─── Records provided ───

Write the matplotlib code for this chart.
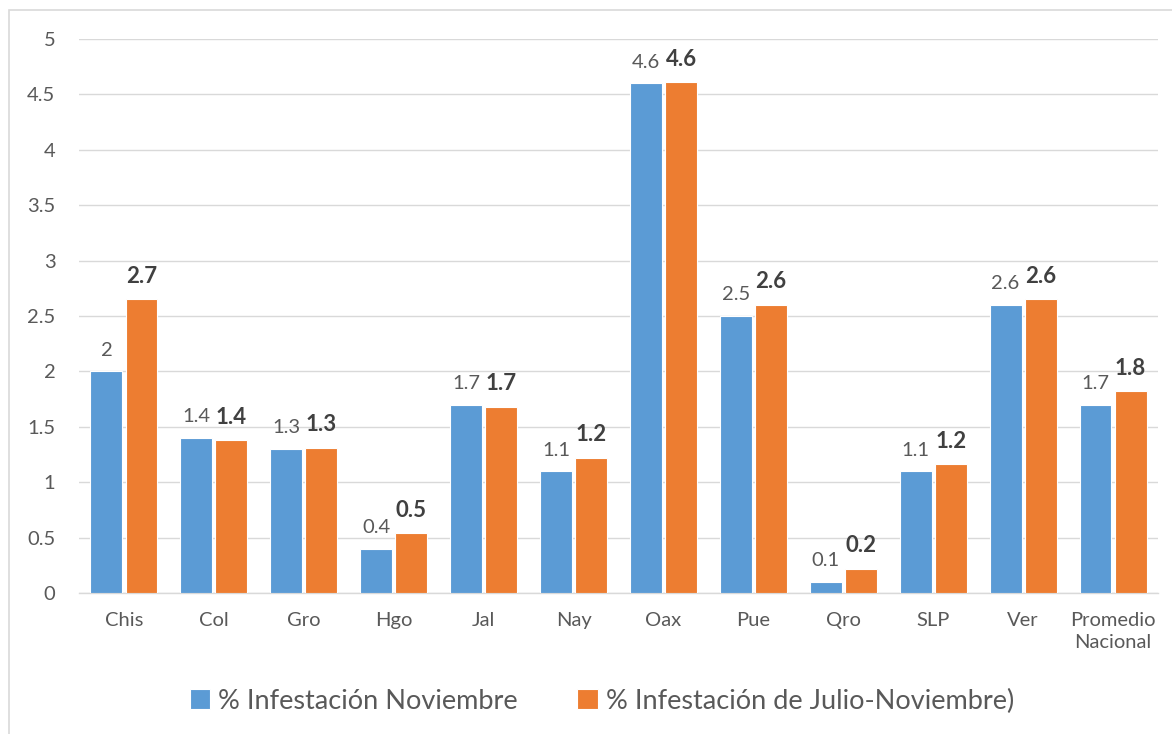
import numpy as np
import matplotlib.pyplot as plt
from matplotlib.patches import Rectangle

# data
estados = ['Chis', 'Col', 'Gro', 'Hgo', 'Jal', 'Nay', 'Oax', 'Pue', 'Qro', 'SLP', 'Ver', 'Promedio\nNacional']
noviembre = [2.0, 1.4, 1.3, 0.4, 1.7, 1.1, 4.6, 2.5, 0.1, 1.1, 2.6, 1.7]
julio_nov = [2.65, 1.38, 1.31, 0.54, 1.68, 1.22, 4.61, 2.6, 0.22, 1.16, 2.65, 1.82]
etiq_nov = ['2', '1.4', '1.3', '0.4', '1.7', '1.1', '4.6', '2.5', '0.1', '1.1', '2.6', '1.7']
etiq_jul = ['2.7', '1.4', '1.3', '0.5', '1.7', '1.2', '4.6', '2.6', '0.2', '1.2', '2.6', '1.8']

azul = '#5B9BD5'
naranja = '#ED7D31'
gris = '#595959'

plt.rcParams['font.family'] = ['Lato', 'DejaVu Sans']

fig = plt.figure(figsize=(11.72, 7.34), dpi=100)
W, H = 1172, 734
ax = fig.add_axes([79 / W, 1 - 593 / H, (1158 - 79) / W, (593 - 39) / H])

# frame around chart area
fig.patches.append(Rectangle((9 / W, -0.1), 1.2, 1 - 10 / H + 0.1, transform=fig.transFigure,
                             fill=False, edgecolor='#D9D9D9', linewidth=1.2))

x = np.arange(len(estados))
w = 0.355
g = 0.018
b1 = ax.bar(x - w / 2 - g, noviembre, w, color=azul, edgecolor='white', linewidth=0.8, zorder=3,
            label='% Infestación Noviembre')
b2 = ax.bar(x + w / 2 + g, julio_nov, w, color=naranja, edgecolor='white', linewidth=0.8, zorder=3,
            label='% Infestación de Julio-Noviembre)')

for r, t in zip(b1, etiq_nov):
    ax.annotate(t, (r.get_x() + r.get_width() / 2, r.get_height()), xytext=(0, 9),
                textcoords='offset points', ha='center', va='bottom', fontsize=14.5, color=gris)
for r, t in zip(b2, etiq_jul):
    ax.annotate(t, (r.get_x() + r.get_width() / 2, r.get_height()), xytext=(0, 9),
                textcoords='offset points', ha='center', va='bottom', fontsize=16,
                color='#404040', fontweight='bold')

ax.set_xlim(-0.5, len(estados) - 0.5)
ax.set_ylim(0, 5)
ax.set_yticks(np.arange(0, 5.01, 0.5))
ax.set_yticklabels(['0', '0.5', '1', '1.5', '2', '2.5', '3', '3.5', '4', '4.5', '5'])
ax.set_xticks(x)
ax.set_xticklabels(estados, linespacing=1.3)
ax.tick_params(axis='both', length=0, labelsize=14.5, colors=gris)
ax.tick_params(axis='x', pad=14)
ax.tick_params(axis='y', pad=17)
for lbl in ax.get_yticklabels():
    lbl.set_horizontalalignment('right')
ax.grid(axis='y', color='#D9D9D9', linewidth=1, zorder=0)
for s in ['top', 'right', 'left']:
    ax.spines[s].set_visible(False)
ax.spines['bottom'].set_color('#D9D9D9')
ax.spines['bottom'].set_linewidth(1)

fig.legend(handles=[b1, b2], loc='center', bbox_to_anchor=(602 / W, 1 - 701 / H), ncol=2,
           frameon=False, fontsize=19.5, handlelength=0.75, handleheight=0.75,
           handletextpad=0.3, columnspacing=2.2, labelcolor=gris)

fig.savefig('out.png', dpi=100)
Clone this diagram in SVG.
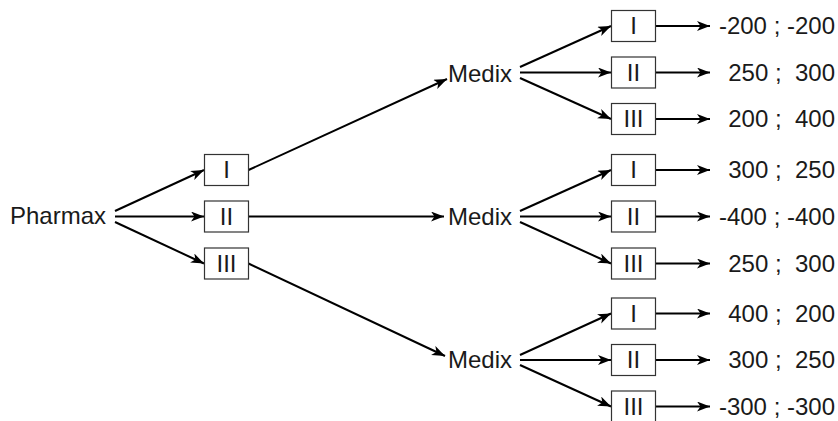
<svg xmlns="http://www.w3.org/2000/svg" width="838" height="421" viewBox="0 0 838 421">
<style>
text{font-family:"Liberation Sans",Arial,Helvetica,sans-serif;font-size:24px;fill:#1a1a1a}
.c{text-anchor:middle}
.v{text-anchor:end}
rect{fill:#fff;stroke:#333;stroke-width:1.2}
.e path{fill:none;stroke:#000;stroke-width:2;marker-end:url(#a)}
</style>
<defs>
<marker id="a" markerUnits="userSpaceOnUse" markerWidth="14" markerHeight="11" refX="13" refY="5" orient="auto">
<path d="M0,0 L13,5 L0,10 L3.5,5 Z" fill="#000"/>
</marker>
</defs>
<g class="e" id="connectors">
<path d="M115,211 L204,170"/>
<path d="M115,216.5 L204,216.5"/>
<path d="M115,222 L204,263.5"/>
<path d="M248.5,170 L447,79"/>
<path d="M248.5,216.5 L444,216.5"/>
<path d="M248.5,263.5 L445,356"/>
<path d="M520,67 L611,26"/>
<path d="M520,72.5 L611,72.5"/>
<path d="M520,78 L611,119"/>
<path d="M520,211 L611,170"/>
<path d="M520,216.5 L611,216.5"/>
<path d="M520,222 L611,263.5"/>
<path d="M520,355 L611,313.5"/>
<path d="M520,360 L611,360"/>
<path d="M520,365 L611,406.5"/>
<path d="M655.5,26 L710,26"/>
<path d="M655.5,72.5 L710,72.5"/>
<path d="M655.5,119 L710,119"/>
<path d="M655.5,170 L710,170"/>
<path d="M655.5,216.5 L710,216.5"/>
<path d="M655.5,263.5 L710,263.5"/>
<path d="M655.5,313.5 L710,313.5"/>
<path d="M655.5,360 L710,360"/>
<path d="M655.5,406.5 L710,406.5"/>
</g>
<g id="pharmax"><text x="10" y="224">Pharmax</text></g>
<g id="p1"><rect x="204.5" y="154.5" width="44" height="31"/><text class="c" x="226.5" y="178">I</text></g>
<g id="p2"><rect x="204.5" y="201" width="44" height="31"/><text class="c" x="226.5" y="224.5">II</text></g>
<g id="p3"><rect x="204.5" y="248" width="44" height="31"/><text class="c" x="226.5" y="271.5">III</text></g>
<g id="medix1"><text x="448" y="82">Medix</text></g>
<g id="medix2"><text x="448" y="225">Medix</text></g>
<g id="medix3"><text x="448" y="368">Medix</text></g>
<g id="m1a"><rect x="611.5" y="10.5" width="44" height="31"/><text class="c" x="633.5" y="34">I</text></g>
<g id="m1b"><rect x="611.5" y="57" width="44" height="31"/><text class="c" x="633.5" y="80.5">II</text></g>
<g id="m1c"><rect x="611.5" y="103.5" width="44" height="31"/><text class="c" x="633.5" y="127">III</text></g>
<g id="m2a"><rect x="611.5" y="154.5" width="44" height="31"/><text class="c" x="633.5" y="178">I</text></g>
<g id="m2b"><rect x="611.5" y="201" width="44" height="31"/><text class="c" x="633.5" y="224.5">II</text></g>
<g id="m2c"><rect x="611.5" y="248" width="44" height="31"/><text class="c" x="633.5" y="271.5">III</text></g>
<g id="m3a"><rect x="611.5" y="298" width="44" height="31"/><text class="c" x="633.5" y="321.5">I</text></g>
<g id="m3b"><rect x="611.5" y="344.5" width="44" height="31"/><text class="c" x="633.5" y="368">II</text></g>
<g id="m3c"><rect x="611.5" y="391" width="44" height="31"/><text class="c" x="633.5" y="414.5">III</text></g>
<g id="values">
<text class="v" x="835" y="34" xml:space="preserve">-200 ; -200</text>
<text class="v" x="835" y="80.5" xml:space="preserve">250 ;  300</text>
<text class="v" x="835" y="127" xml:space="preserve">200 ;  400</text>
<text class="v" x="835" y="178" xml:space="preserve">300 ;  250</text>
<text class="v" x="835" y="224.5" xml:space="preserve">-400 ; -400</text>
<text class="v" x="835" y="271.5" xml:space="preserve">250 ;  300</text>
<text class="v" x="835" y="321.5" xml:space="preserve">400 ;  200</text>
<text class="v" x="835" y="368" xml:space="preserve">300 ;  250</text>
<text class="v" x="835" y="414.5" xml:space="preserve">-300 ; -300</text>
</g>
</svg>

───

• Written problem:
Without the images, write out each line of the data verbatim.

• Solution to the exercise:
Write the matplotlib code for this chart.
import numpy as np
import matplotlib.pyplot as plt
from matplotlib.patches import Rectangle

# data
estados = ['Chis', 'Col', 'Gro', 'Hgo', 'Jal', 'Nay', 'Oax', 'Pue', 'Qro', 'SLP', 'Ver', 'Promedio\nNacional']
noviembre = [2.0, 1.4, 1.3, 0.4, 1.7, 1.1, 4.6, 2.5, 0.1, 1.1, 2.6, 1.7]
julio_nov = [2.65, 1.38, 1.31, 0.54, 1.68, 1.22, 4.61, 2.6, 0.22, 1.16, 2.65, 1.82]
etiq_nov = ['2', '1.4', '1.3', '0.4', '1.7', '1.1', '4.6', '2.5', '0.1', '1.1', '2.6', '1.7']
etiq_jul = ['2.7', '1.4', '1.3', '0.5', '1.7', '1.2', '4.6', '2.6', '0.2', '1.2', '2.6', '1.8']

azul = '#5B9BD5'
naranja = '#ED7D31'
gris = '#595959'

plt.rcParams['font.family'] = ['Lato', 'DejaVu Sans']

fig = plt.figure(figsize=(11.72, 7.34), dpi=100)
W, H = 1172, 734
ax = fig.add_axes([79 / W, 1 - 593 / H, (1158 - 79) / W, (593 - 39) / H])

# frame around chart area
fig.patches.append(Rectangle((9 / W, -0.1), 1.2, 1 - 10 / H + 0.1, transform=fig.transFigure,
                             fill=False, edgecolor='#D9D9D9', linewidth=1.2))

x = np.arange(len(estados))
w = 0.355
g = 0.018
b1 = ax.bar(x - w / 2 - g, noviembre, w, color=azul, edgecolor='white', linewidth=0.8, zorder=3,
            label='% Infestación Noviembre')
b2 = ax.bar(x + w / 2 + g, julio_nov, w, color=naranja, edgecolor='white', linewidth=0.8, zorder=3,
            label='% Infestación de Julio-Noviembre)')

for r, t in zip(b1, etiq_nov):
    ax.annotate(t, (r.get_x() + r.get_width() / 2, r.get_height()), xytext=(0, 9),
                textcoords='offset points', ha='center', va='bottom', fontsize=14.5, color=gris)
for r, t in zip(b2, etiq_jul):
    ax.annotate(t, (r.get_x() + r.get_width() / 2, r.get_height()), xytext=(0, 9),
                textcoords='offset points', ha='center', va='bottom', fontsize=16,
                color='#404040', fontweight='bold')

ax.set_xlim(-0.5, len(estados) - 0.5)
ax.set_ylim(0, 5)
ax.set_yticks(np.arange(0, 5.01, 0.5))
ax.set_yticklabels(['0', '0.5', '1', '1.5', '2', '2.5', '3', '3.5', '4', '4.5', '5'])
ax.set_xticks(x)
ax.set_xticklabels(estados, linespacing=1.3)
ax.tick_params(axis='both', length=0, labelsize=14.5, colors=gris)
ax.tick_params(axis='x', pad=14)
ax.tick_params(axis='y', pad=17)
for lbl in ax.get_yticklabels():
    lbl.set_horizontalalignment('right')
ax.grid(axis='y', color='#D9D9D9', linewidth=1, zorder=0)
for s in ['top', 'right', 'left']:
    ax.spines[s].set_visible(False)
ax.spines['bottom'].set_color('#D9D9D9')
ax.spines['bottom'].set_linewidth(1)

fig.legend(handles=[b1, b2], loc='center', bbox_to_anchor=(602 / W, 1 - 701 / H), ncol=2,
           frameon=False, fontsize=19.5, handlelength=0.75, handleheight=0.75,
           handletextpad=0.3, columnspacing=2.2, labelcolor=gris)

fig.savefig('out.png', dpi=100)
Clone this diagram in SVG.
<svg xmlns="http://www.w3.org/2000/svg" width="838" height="421" viewBox="0 0 838 421">
<style>
text{font-family:"Liberation Sans",Arial,Helvetica,sans-serif;font-size:24px;fill:#1a1a1a}
.c{text-anchor:middle}
.v{text-anchor:end}
rect{fill:#fff;stroke:#333;stroke-width:1.2}
.e path{fill:none;stroke:#000;stroke-width:2;marker-end:url(#a)}
</style>
<defs>
<marker id="a" markerUnits="userSpaceOnUse" markerWidth="14" markerHeight="11" refX="13" refY="5" orient="auto">
<path d="M0,0 L13,5 L0,10 L3.5,5 Z" fill="#000"/>
</marker>
</defs>
<g class="e" id="connectors">
<path d="M115,211 L204,170"/>
<path d="M115,216.5 L204,216.5"/>
<path d="M115,222 L204,263.5"/>
<path d="M248.5,170 L447,79"/>
<path d="M248.5,216.5 L444,216.5"/>
<path d="M248.5,263.5 L445,356"/>
<path d="M520,67 L611,26"/>
<path d="M520,72.5 L611,72.5"/>
<path d="M520,78 L611,119"/>
<path d="M520,211 L611,170"/>
<path d="M520,216.5 L611,216.5"/>
<path d="M520,222 L611,263.5"/>
<path d="M520,355 L611,313.5"/>
<path d="M520,360 L611,360"/>
<path d="M520,365 L611,406.5"/>
<path d="M655.5,26 L710,26"/>
<path d="M655.5,72.5 L710,72.5"/>
<path d="M655.5,119 L710,119"/>
<path d="M655.5,170 L710,170"/>
<path d="M655.5,216.5 L710,216.5"/>
<path d="M655.5,263.5 L710,263.5"/>
<path d="M655.5,313.5 L710,313.5"/>
<path d="M655.5,360 L710,360"/>
<path d="M655.5,406.5 L710,406.5"/>
</g>
<g id="pharmax"><text x="10" y="224">Pharmax</text></g>
<g id="p1"><rect x="204.5" y="154.5" width="44" height="31"/><text class="c" x="226.5" y="178">I</text></g>
<g id="p2"><rect x="204.5" y="201" width="44" height="31"/><text class="c" x="226.5" y="224.5">II</text></g>
<g id="p3"><rect x="204.5" y="248" width="44" height="31"/><text class="c" x="226.5" y="271.5">III</text></g>
<g id="medix1"><text x="448" y="82">Medix</text></g>
<g id="medix2"><text x="448" y="225">Medix</text></g>
<g id="medix3"><text x="448" y="368">Medix</text></g>
<g id="m1a"><rect x="611.5" y="10.5" width="44" height="31"/><text class="c" x="633.5" y="34">I</text></g>
<g id="m1b"><rect x="611.5" y="57" width="44" height="31"/><text class="c" x="633.5" y="80.5">II</text></g>
<g id="m1c"><rect x="611.5" y="103.5" width="44" height="31"/><text class="c" x="633.5" y="127">III</text></g>
<g id="m2a"><rect x="611.5" y="154.5" width="44" height="31"/><text class="c" x="633.5" y="178">I</text></g>
<g id="m2b"><rect x="611.5" y="201" width="44" height="31"/><text class="c" x="633.5" y="224.5">II</text></g>
<g id="m2c"><rect x="611.5" y="248" width="44" height="31"/><text class="c" x="633.5" y="271.5">III</text></g>
<g id="m3a"><rect x="611.5" y="298" width="44" height="31"/><text class="c" x="633.5" y="321.5">I</text></g>
<g id="m3b"><rect x="611.5" y="344.5" width="44" height="31"/><text class="c" x="633.5" y="368">II</text></g>
<g id="m3c"><rect x="611.5" y="391" width="44" height="31"/><text class="c" x="633.5" y="414.5">III</text></g>
<g id="values">
<text class="v" x="835" y="34" xml:space="preserve">-200 ; -200</text>
<text class="v" x="835" y="80.5" xml:space="preserve">250 ;  300</text>
<text class="v" x="835" y="127" xml:space="preserve">200 ;  400</text>
<text class="v" x="835" y="178" xml:space="preserve">300 ;  250</text>
<text class="v" x="835" y="224.5" xml:space="preserve">-400 ; -400</text>
<text class="v" x="835" y="271.5" xml:space="preserve">250 ;  300</text>
<text class="v" x="835" y="321.5" xml:space="preserve">400 ;  200</text>
<text class="v" x="835" y="368" xml:space="preserve">300 ;  250</text>
<text class="v" x="835" y="414.5" xml:space="preserve">-300 ; -300</text>
</g>
</svg>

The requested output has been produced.